FENIAN RAID OF ‘66 (Part 5)
EXTRACTS FROM THE TRIBUNE OF FORTY-TWO YEARS AGO, TELLING OF THE NOTED INVASION.
[People's Press, 26 May 1908]
“Early Saturday morning the Fenians broke camp, started westward, and then turned and almost doubling on their track, took the road leading south past Buck’s tavern and proceeded on towards Ridgeway. Before reaching the Black church, however, their ammunition wagon had stuck fast in a mudhole, and they abandoned some 3,000 cartridges, which were on Sunday taken possession of by a detachment of the 10th Royals.
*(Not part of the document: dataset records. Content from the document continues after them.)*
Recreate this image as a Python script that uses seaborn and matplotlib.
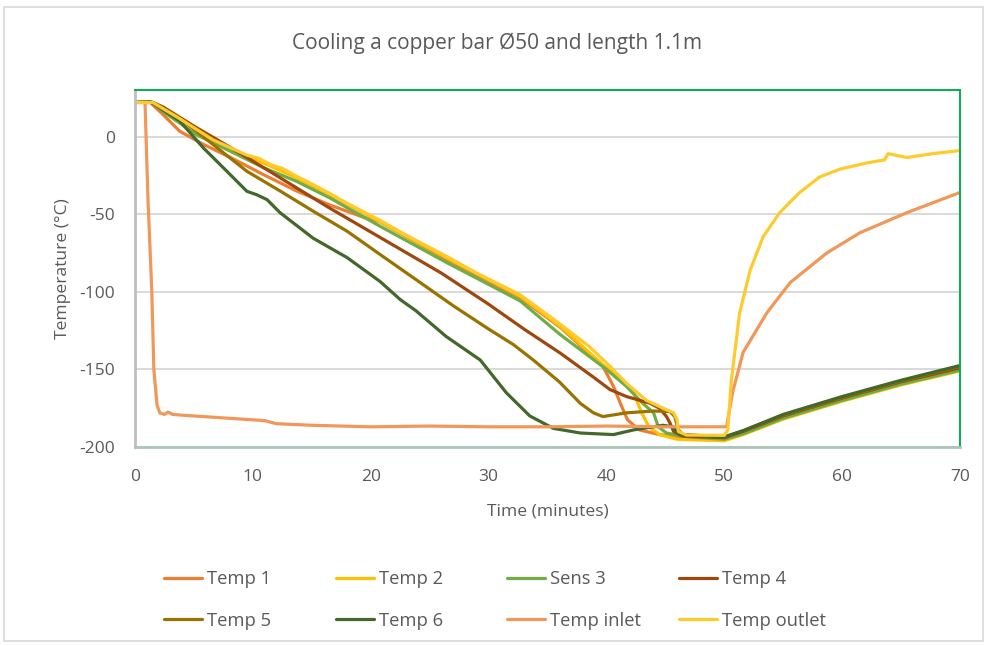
import matplotlib
matplotlib.use("Agg")
import matplotlib.pyplot as plt
import matplotlib.patches as patches
import seaborn as sns
import pandas as pd

# ---------------- data ----------------
series_names = ["Temp 1", "Temp 2", "Sens 3", "Temp 4",
                "Temp 5", "Temp 6", "Temp inlet", "Temp outlet"]
series_colors = ["#ED7D31", "#FFC000", "#70AD47", "#9E480E",
                 "#997300", "#43682B", "#F1975A", "#FFCA2C"]

t_temp1 = [0, 1.3, 2.4, 3.8, 5.8, 8.1, 10.9, 13.7, 16.5, 19.4, 20.8, 26.4, 32.7, 36.1, 39.7,
           40.6, 41.3, 41.8, 42.8, 44.5, 47, 50, 51.6, 55, 60, 65, 70]
v_temp1 = [22, 22, 14, 3.4, -5, -13.5, -24.5, -35, -44, -52, -55, -79, -104, -123, -148,
           -161, -174, -182.6, -189, -192, -194, -194.5, -190.5, -180.5, -169, -158.5, -149.5]

t_temp2 = [0, 1.5, 3.8, 6.6, 9.5, 11.5, 13.7, 16.5, 20.8, 26.4, 32.7, 36.1, 39.7,
           41.1, 42.3, 43.0, 43.6, 44.5, 46, 50, 51.6, 55, 60, 65, 70]
v_temp2 = [22, 22, 11, -3, -12.7, -19, -26.6, -37.4, -55, -78, -103, -122.4, -147,
           -154.6, -165, -178, -187, -192, -195, -196, -192, -182, -170.5, -160, -151]

t_sens3 = [0, 1.5, 2.4, 5.2, 8.1, 10.9, 13.7, 16.5, 20.8, 26.4, 31.2, 32.7, 36.1, 40,
           41.7, 43.1, 44.0, 44.4, 45.1, 46.8, 50, 51.6, 55, 60, 65, 70]
v_sens3 = [22, 22, 16, 1.3, -9.5, -20, -28.8, -39.4, -57.8, -81, -100, -106, -127.7, -150,
           -161, -172, -178, -187, -191, -193.4, -195, -191.5, -181.5, -170, -159.5, -150.5]

t_temp4 = [0, 1.5, 2.4, 5.2, 8.1, 10.9, 13.7, 16.5, 20.8, 26, 30, 33, 36.1, 38.9, 40.3,
           41.7, 43.7, 44.5, 45.1, 45.4, 45.7, 46.5, 50, 51.6, 55, 60, 65, 70]
v_temp4 = [22, 22, 19, 5.8, -7, -20, -33, -46, -65, -88, -108, -124, -139.6, -155, -163,
           -167.5, -171.8, -175, -180.4, -184.7, -190, -193, -194, -190, -180, -168.5, -158, -149]

t_temp5 = [0, 1.5, 3.8, 6.6, 9.5, 12.3, 15.1, 18, 20.8, 24, 27, 30, 32.1, 33.8, 36, 37.8,
           38.9, 39.7, 41.7, 44, 45.4, 45.8, 46.1, 46.5, 50, 51.6, 55, 60, 65, 70]
v_temp5 = [22, 22, 12, -5, -22.4, -35, -48, -61, -76, -93, -109, -124, -134, -144, -158, -172,
           -178, -180.4, -178, -176.8, -177.2, -180.4, -189, -192, -193.5, -189.5, -179.5, -168, -157.5, -148]

t_temp6 = [0, 1.3, 3.8, 5.8, 7.8, 9.5, 10.3, 11.2, 12.3, 15.1, 18, 20.8, 22.5, 23.8, 26.4,
           29.3, 31.5, 33.5, 35.5, 37.8, 40.6, 42.3, 44.8, 45.6, 46.2, 50, 51.6, 55, 60, 65, 70]
v_temp6 = [22, 22.5, 10, -7.3, -22.4, -35.3, -37.4, -40.6, -49, -65.4, -78, -93.4, -105, -112, -128.8,
           -144, -165, -180, -188, -191, -192, -189, -186, -187, -192, -193.5, -189.5, -179, -167.5, -157, -147.5]

t_inlet = [0, 0.85, 1.1, 1.42, 1.6, 1.87, 2.1, 2.5, 2.8, 3.2, 4, 6, 8, 10, 11, 12, 15, 20, 25,
           30, 35, 40, 45, 49.9, 50.2, 50.7, 51.6, 53.6, 55.6, 58.7, 61.5, 65.5, 70]
v_inlet = [22, 22, -40, -98.7, -150, -173, -178, -179, -177.5, -179, -179.5, -180.5, -181.5, -182.5, -183,
           -185, -186, -187, -186.5, -187, -187, -186.5, -187, -187, -186.9, -165, -139, -113.7, -94,
           -75, -62, -49, -36]

t_outlet = [0, 1.5, 3.8, 6.6, 9.5, 10.5, 11.5, 12.5, 13.7, 15, 16.5, 18, 20.8, 23, 26.4, 29,
            32.7, 36.1, 38.5, 40.3, 41.7, 43.4, 44.8, 45.7, 46.0, 46.1, 46.8, 50, 50.3, 50.6,
            51.3, 52.2, 53.3, 54.7, 56.4, 58.1, 59.8, 62.1, 63.6, 63.9, 65.5, 67.7, 70]
v_outlet = [22, 22, 11.5, -2, -12, -14, -18, -20.5, -25.5, -30.5, -36.5, -43, -54, -63.5, -77, -88,
            -102, -121, -135, -148, -159, -170, -175, -178, -182.6, -190, -192.3, -192.5, -189, -157,
            -113.7, -86, -64.5, -49, -36, -26, -21, -17, -15, -11, -13.5, -11, -9]

x_ticks = [0, 10, 20, 30, 40, 50, 60, 70]
y_ticks = [-200, -150, -100, -50, 0]
title_text = "Cooling a copper bar \u00d850 and length 1.1m"
x_label = "Time (minutes)"
y_label = "Temperature (\u00b0C)"

all_t = [t_temp1, t_temp2, t_sens3, t_temp4, t_temp5, t_temp6, t_inlet, t_outlet]
all_v = [v_temp1, v_temp2, v_sens3, v_temp4, v_temp5, v_temp6, v_inlet, v_outlet]

# ---------------- plotting ----------------
sns.set_theme(style="white")
plt.rcParams["font.family"] = ["Open Sans", "DejaVu Sans"]
plt.rcParams["axes.unicode_minus"] = False
text_col = "#595959"

fig = plt.figure(figsize=(9.88, 6.46), dpi=100)
ax = fig.add_axes([135 / 988, 1 - 447 / 646, (960 - 135) / 988, (447 - 90) / 646])

for name, col, tt, vv in zip(series_names, series_colors, all_t, all_v):
    df = pd.DataFrame({"t": tt, "v": vv})
    sns.lineplot(data=df, x="t", y="v", color=col, lw=2.3, ax=ax, label=name,
                 sort=False, estimator=None)

leg = ax.get_legend()
if leg is not None:
    leg.remove()

ax.set_xlim(0, 70)
ax.set_ylim(-200, 30)
ax.set_xticks(x_ticks)
ax.set_yticks(y_ticks)
ax.yaxis.grid(True, color="#D9D9D9", lw=1.4)
ax.xaxis.grid(False)
ax.set_axisbelow(True)
ax.tick_params(axis="both", length=0, labelsize=12.5, labelcolor=text_col)
ax.tick_params(axis="y", pad=14.4)
ax.tick_params(axis="x", pad=16)

for s in ["top", "right"]:
    ax.spines[s].set_color("#00B050")
    ax.spines[s].set_linewidth(1.4)
ax.spines["left"].set_color("#BFBFBF")
ax.spines["left"].set_linewidth(2)
ax.spines["bottom"].set_color("#A9C6B8")
ax.spines["bottom"].set_linewidth(2)

ax.set_xlabel(x_label, fontsize=12.6, color=text_col, labelpad=13)
ax.set_ylabel(y_label, fontsize=12.6, color=text_col, labelpad=6)

fig.text(0.5035, 1 - 43 / 646, title_text, ha="center", va="center",
         fontsize=15, color=text_col)

# legend: four columns placed like the reference
handles = ax.get_lines()[:8]
col_x = [165, 337, 508, 680]
for i, cx in enumerate(col_x):
    hs = [handles[i], handles[i + 4]]
    ls = [series_names[i], series_names[i + 4]]
    fig.legend(hs, ls, loc="upper left",
               bbox_to_anchor=(cx / 988 - 0.008, 1 - 563 / 646),
               ncol=1, frameon=False, fontsize=13.2, handlelength=2.05,
               handletextpad=0.25, labelspacing=1.28, labelcolor=text_col,
               borderaxespad=0)

# outer chart border
fig.patches.append(patches.Rectangle((4 / 988, 1 - 641 / 646), 979 / 988, 634 / 646,
                                     transform=fig.transFigure, fill=False,
                                     edgecolor="#D9D9D9", lw=1.2))

fig.savefig("out.png", dpi=100)
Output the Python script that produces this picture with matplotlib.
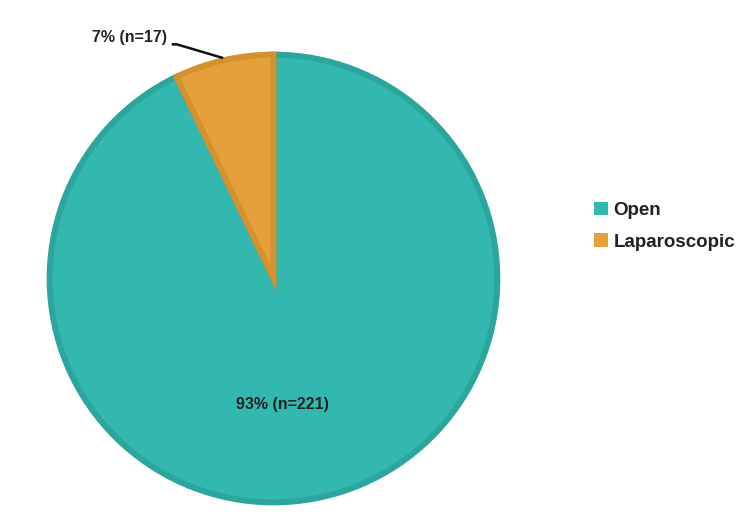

When nearing Ridgeway, and between that place and Stevensville, the volunteers from Port Colborne under Col Booker were encountered, and here the Battle of Lime Stone Ridge took place, the principal fighting being done on the farms of Messrs. Teal and Anker. Our forces numbered about 800, comprising the Queen’s Own of Toronto, under Major Gilmore, and the Thirteenth Battalion of Hamilton, with the York and Caledonia Rifles. Had this engagement, which was brought on by mismanagement on the part of the officers, been avoided, a junction of Booker’s and Peacock’s forces would have been formed, and the main body of the Fenians no doubt bagged on Saturday.”